Information shown:
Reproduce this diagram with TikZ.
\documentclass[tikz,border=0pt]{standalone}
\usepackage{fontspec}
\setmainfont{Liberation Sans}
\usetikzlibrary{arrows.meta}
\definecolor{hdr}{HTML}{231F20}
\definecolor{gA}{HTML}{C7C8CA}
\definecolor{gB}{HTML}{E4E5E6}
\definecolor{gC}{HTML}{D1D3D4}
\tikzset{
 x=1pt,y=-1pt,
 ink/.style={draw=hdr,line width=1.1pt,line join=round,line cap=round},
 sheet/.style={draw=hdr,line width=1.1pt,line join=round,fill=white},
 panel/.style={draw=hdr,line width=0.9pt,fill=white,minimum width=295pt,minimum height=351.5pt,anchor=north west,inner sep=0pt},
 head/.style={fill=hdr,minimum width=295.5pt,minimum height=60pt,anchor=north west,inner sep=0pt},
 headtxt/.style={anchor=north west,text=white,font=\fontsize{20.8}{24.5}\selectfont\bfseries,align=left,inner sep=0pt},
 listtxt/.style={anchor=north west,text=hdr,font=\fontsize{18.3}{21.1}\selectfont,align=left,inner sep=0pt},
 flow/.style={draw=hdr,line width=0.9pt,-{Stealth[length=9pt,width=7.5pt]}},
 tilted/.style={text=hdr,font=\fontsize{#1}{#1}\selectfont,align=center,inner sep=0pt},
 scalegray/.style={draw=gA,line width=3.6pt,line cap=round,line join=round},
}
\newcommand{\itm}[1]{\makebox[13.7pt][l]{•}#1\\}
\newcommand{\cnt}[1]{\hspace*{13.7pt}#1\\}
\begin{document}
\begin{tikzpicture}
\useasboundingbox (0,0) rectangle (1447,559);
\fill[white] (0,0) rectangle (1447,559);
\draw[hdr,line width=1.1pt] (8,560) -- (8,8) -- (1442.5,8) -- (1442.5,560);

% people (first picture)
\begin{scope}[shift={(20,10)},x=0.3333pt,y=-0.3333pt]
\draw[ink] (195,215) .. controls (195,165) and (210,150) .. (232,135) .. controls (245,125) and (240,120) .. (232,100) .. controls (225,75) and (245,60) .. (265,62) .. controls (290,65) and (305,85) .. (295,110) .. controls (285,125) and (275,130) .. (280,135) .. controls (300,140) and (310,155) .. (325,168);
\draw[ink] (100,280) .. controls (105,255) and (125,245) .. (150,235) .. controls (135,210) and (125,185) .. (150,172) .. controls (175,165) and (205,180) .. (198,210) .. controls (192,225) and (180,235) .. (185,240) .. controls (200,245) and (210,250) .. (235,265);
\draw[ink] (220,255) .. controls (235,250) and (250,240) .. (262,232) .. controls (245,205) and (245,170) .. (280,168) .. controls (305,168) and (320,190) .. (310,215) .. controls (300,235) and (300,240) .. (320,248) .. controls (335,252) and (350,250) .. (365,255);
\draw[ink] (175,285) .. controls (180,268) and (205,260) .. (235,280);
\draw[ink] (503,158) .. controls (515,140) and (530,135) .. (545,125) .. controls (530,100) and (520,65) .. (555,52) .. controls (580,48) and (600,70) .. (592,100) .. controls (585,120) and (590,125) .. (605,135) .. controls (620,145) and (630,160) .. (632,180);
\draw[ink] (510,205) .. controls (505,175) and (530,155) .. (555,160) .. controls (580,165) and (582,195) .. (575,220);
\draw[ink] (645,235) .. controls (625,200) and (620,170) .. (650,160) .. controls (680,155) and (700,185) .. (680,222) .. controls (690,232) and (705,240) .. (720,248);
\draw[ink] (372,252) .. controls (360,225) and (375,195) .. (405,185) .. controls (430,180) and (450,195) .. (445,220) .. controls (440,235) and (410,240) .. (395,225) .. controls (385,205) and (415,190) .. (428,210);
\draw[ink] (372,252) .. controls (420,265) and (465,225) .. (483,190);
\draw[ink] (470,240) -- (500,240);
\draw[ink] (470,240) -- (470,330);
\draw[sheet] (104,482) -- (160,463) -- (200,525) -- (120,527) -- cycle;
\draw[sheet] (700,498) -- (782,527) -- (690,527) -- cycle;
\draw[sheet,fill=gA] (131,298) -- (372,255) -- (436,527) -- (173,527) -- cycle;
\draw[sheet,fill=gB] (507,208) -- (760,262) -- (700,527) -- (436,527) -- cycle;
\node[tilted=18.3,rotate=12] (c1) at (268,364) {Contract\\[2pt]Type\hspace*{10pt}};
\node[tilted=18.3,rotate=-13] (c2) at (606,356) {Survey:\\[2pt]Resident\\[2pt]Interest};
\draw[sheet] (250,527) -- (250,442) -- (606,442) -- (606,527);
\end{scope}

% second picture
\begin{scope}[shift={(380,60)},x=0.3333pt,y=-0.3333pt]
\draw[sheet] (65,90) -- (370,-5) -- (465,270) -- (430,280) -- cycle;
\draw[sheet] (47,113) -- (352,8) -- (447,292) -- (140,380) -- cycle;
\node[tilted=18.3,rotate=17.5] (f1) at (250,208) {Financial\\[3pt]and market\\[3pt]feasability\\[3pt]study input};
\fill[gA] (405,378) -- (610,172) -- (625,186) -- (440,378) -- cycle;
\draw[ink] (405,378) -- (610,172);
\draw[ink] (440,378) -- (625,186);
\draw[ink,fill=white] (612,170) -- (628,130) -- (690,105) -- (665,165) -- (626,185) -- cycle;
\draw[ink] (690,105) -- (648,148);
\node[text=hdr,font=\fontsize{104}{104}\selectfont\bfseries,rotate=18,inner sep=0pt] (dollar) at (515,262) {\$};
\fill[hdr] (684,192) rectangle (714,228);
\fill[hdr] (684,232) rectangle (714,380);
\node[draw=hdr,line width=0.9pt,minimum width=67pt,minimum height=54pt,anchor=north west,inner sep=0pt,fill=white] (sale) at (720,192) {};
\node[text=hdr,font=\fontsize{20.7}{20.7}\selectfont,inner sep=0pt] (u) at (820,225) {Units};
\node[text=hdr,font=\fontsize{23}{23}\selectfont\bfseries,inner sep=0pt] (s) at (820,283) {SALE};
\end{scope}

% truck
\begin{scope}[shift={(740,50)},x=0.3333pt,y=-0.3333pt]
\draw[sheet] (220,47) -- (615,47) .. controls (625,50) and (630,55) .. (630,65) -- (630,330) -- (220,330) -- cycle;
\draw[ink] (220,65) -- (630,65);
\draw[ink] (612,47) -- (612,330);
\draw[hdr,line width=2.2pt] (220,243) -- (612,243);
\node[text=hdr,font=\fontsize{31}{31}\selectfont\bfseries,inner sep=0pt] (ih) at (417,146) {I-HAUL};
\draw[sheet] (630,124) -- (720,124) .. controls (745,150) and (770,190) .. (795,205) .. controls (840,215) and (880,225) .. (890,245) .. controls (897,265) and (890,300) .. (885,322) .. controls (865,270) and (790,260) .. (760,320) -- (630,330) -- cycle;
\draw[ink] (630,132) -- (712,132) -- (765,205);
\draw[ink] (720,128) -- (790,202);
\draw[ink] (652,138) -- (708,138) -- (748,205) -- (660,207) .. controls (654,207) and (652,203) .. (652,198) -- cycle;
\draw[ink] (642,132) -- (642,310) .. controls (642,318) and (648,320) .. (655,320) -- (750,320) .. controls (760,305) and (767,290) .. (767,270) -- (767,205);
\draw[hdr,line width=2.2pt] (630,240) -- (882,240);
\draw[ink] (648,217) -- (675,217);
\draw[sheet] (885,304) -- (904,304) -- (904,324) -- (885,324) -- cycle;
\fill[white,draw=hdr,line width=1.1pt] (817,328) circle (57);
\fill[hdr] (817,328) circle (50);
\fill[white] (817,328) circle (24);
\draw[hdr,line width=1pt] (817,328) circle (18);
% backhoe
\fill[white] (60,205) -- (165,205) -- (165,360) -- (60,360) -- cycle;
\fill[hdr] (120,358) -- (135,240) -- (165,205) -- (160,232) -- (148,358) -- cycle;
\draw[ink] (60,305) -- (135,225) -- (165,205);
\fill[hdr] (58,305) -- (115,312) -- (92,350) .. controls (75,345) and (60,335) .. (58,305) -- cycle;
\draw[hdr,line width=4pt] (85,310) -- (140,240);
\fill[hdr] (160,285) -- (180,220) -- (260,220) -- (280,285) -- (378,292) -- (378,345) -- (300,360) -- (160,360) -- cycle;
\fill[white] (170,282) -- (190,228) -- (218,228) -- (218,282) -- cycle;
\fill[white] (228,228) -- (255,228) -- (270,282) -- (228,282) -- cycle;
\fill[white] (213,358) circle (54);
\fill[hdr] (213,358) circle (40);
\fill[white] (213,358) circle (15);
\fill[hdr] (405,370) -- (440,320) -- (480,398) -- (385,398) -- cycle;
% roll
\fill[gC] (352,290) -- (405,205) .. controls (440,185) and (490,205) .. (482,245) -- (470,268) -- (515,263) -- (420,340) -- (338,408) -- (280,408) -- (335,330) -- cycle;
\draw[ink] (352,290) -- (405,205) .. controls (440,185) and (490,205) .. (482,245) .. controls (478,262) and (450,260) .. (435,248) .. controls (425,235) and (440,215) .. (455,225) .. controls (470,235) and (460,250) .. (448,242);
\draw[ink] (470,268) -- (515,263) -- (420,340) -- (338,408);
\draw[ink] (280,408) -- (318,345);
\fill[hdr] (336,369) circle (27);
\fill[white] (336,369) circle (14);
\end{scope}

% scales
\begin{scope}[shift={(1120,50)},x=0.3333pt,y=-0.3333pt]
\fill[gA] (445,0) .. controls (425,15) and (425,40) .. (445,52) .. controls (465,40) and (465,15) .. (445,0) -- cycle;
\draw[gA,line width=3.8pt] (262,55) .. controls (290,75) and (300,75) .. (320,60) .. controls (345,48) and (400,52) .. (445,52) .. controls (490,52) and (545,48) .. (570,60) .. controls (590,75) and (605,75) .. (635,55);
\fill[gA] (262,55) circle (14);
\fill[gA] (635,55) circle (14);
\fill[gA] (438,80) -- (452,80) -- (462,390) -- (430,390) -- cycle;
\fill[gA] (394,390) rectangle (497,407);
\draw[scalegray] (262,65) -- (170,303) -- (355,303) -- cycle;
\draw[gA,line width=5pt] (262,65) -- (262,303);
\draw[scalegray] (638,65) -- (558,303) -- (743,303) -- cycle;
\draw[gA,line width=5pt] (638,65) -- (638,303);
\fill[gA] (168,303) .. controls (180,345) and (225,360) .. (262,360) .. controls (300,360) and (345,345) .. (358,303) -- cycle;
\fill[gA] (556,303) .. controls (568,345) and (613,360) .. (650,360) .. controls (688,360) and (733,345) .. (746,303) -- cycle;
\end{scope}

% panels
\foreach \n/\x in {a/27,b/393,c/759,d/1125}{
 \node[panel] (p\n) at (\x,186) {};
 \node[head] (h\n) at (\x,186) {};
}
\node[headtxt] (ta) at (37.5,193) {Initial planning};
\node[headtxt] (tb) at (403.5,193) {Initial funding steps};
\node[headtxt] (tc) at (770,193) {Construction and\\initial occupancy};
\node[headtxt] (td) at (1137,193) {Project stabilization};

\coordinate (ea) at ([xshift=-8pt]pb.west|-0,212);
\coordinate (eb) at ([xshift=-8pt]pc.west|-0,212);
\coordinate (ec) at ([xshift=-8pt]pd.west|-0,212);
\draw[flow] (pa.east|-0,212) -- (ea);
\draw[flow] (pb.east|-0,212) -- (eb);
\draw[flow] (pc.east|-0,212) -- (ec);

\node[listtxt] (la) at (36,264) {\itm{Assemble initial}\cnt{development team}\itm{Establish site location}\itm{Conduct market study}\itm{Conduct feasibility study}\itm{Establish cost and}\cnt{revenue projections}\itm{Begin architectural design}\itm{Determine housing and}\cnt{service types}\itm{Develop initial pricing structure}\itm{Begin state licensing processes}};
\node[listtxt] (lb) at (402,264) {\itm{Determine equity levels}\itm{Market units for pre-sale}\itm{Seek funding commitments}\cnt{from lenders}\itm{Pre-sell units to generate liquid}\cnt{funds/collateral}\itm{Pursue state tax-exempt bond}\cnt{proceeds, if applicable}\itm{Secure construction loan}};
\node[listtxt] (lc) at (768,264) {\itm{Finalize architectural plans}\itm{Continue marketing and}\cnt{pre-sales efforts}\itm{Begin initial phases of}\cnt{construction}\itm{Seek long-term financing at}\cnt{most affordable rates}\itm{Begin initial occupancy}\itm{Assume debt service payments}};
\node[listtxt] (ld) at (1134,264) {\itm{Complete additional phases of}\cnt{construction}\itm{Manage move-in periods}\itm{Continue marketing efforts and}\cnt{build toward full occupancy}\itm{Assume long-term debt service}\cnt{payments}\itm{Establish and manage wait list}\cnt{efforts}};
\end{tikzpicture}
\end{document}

What needs to be done: Repeat, exactly and only, the lines from the beginning of the material through the line that contains "(1442.5,8) -- (1442.5,560);".

Answer:
Reproduce this diagram with TikZ.
\documentclass[tikz,border=0pt]{standalone}
\usepackage{fontspec}
\setmainfont{Liberation Sans}
\usetikzlibrary{arrows.meta}
\definecolor{hdr}{HTML}{231F20}
\definecolor{gA}{HTML}{C7C8CA}
\definecolor{gB}{HTML}{E4E5E6}
\definecolor{gC}{HTML}{D1D3D4}
\tikzset{
 x=1pt,y=-1pt,
 ink/.style={draw=hdr,line width=1.1pt,line join=round,line cap=round},
 sheet/.style={draw=hdr,line width=1.1pt,line join=round,fill=white},
 panel/.style={draw=hdr,line width=0.9pt,fill=white,minimum width=295pt,minimum height=351.5pt,anchor=north west,inner sep=0pt},
 head/.style={fill=hdr,minimum width=295.5pt,minimum height=60pt,anchor=north west,inner sep=0pt},
 headtxt/.style={anchor=north west,text=white,font=\fontsize{20.8}{24.5}\selectfont\bfseries,align=left,inner sep=0pt},
 listtxt/.style={anchor=north west,text=hdr,font=\fontsize{18.3}{21.1}\selectfont,align=left,inner sep=0pt},
 flow/.style={draw=hdr,line width=0.9pt,-{Stealth[length=9pt,width=7.5pt]}},
 tilted/.style={text=hdr,font=\fontsize{#1}{#1}\selectfont,align=center,inner sep=0pt},
 scalegray/.style={draw=gA,line width=3.6pt,line cap=round,line join=round},
}
\newcommand{\itm}[1]{\makebox[13.7pt][l]{•}#1\\}
\newcommand{\cnt}[1]{\hspace*{13.7pt}#1\\}
\begin{document}
\begin{tikzpicture}
\useasboundingbox (0,0) rectangle (1447,559);
\fill[white] (0,0) rectangle (1447,559);
\draw[hdr,line width=1.1pt] (8,560) -- (8,8) -- (1442.5,8) -- (1442.5,560);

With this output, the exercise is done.